# THE REQUEST
Pick out every line in the data below that holds "Clone".

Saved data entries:

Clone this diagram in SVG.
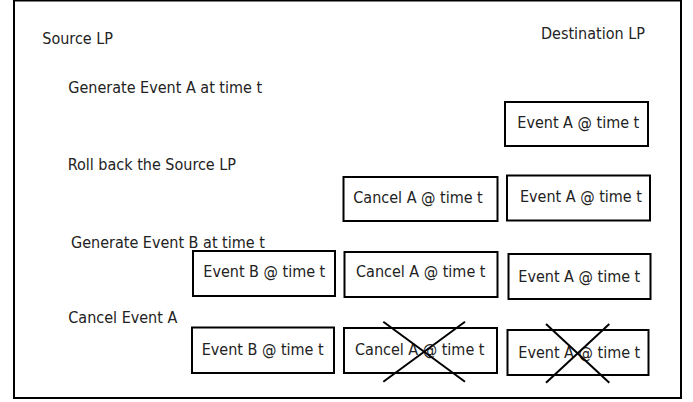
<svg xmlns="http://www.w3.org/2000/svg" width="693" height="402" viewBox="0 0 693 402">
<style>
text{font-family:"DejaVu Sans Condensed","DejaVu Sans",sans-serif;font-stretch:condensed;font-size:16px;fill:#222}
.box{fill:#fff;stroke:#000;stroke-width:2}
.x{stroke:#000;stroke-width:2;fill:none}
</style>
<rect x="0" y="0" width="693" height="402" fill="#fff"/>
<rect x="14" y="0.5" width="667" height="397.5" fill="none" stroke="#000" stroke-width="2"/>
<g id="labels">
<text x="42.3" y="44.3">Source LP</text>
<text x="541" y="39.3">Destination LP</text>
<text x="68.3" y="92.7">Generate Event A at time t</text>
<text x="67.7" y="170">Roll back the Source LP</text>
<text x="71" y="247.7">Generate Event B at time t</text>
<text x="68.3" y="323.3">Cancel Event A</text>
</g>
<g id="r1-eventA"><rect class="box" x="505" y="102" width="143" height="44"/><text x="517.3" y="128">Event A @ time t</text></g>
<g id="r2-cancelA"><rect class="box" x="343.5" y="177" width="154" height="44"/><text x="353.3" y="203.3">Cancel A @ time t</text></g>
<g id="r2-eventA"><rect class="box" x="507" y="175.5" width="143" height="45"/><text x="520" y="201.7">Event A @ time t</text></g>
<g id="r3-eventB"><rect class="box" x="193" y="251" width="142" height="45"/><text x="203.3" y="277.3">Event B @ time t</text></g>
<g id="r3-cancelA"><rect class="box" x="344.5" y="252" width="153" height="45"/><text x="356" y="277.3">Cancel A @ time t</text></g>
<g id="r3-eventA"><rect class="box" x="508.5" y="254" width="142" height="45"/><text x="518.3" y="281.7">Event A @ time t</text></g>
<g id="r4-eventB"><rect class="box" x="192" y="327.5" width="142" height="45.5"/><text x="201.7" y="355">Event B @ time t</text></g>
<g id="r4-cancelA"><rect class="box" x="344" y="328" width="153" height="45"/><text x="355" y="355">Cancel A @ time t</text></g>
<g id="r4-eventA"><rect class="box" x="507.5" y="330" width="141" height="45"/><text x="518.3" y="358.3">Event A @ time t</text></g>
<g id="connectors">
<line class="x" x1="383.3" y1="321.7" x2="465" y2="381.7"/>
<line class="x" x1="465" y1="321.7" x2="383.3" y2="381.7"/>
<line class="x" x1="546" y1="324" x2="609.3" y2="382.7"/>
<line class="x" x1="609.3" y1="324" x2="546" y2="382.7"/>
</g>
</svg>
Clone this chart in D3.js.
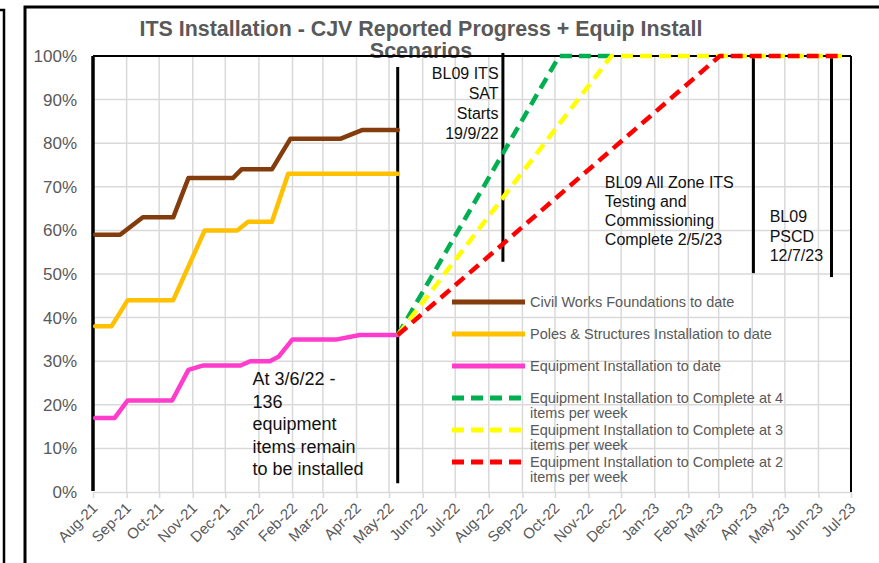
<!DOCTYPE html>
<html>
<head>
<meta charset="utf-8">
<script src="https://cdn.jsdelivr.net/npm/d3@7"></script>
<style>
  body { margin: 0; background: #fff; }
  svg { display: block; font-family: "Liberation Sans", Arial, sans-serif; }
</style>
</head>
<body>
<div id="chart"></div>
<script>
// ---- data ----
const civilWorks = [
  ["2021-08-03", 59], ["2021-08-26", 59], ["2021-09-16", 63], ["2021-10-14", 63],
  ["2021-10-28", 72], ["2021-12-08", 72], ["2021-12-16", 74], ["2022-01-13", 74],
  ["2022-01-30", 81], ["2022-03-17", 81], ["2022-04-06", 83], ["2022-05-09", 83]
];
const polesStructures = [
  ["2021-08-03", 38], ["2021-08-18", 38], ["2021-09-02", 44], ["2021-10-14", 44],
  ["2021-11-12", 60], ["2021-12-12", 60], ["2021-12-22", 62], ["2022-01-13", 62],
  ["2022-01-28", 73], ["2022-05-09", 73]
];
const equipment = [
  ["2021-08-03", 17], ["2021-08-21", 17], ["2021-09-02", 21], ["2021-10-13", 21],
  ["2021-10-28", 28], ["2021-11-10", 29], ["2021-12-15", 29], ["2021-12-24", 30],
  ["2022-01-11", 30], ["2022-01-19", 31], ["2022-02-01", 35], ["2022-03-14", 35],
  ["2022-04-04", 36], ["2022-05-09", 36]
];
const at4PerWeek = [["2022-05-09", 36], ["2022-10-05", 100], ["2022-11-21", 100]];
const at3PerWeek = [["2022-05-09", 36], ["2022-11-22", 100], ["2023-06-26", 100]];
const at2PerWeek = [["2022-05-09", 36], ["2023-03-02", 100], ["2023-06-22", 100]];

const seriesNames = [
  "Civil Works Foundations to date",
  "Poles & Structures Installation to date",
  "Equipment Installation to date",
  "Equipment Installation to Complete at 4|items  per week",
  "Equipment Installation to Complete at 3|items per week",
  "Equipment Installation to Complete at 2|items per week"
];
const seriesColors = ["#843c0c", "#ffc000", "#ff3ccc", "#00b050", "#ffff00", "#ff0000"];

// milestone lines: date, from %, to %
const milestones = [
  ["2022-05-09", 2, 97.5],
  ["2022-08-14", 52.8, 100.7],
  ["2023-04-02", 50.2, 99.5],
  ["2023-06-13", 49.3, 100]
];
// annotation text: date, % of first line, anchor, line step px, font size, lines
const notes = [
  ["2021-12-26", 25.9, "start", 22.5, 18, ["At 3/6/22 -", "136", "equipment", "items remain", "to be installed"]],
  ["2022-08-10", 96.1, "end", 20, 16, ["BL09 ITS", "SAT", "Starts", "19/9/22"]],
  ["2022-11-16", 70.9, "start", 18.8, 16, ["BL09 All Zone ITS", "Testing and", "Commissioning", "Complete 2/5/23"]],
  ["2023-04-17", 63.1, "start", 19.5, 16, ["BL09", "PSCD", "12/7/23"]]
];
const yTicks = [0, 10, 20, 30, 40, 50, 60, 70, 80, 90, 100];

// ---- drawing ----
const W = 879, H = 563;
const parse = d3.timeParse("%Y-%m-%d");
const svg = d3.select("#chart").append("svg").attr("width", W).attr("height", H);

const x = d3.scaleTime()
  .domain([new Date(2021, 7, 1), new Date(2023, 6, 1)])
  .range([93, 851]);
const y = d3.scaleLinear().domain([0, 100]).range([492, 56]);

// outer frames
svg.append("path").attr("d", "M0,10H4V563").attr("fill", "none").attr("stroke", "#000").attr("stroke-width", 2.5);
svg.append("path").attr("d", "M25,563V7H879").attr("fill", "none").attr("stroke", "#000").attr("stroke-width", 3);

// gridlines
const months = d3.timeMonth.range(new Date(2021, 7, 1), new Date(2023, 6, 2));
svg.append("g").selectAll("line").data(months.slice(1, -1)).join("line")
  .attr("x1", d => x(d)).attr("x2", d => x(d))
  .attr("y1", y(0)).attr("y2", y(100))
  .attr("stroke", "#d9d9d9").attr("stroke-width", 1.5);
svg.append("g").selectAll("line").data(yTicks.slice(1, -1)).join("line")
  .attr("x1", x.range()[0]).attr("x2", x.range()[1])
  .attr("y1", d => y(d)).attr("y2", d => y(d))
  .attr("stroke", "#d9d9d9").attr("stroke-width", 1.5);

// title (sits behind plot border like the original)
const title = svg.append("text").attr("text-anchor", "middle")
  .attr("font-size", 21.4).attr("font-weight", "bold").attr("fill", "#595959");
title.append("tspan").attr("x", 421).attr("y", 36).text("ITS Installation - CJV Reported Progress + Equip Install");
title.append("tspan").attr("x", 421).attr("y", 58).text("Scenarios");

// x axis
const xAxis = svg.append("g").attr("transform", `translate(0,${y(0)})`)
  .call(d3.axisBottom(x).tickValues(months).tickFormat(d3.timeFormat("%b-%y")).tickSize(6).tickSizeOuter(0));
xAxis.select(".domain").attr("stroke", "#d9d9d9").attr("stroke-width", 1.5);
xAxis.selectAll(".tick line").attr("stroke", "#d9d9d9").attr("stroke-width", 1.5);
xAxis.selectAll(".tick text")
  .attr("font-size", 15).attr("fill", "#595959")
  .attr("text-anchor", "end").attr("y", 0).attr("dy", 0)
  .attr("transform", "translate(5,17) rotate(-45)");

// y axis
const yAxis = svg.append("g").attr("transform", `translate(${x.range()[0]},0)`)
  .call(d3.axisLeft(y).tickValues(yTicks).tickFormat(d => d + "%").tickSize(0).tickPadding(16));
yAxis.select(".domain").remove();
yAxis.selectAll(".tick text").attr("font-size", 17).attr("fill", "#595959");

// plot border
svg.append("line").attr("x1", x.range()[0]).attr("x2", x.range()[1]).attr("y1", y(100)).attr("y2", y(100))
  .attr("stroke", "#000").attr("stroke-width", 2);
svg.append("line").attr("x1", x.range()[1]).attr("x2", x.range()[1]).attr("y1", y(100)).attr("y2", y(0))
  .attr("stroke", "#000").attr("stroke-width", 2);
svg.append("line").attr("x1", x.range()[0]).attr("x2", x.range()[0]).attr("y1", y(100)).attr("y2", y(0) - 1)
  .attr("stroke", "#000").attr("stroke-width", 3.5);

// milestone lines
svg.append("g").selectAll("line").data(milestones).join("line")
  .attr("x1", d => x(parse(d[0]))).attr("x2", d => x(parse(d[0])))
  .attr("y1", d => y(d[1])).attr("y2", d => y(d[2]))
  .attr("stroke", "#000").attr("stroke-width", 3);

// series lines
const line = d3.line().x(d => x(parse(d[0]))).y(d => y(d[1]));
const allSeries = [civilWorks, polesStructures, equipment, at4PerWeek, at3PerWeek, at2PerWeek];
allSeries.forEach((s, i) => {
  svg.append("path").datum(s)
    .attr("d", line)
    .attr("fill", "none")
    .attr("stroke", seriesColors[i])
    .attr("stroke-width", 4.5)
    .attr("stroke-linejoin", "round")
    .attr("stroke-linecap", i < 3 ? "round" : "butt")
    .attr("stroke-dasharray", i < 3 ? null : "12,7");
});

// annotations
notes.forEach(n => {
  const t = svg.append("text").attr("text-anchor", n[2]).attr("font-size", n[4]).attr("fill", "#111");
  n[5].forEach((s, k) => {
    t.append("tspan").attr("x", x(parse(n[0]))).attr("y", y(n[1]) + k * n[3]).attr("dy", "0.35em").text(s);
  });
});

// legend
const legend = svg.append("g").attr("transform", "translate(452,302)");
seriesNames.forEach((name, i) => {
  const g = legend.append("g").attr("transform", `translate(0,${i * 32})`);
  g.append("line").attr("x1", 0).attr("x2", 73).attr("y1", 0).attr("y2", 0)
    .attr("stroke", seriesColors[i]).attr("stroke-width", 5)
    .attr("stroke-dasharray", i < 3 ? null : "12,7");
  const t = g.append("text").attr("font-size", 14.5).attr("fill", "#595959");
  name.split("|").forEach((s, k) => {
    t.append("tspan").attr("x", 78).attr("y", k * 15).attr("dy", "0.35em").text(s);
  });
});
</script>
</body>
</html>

# ANSWER TO THIS PROBLEM
Clone this diagram in SVG.
Clone this chart in D3.js.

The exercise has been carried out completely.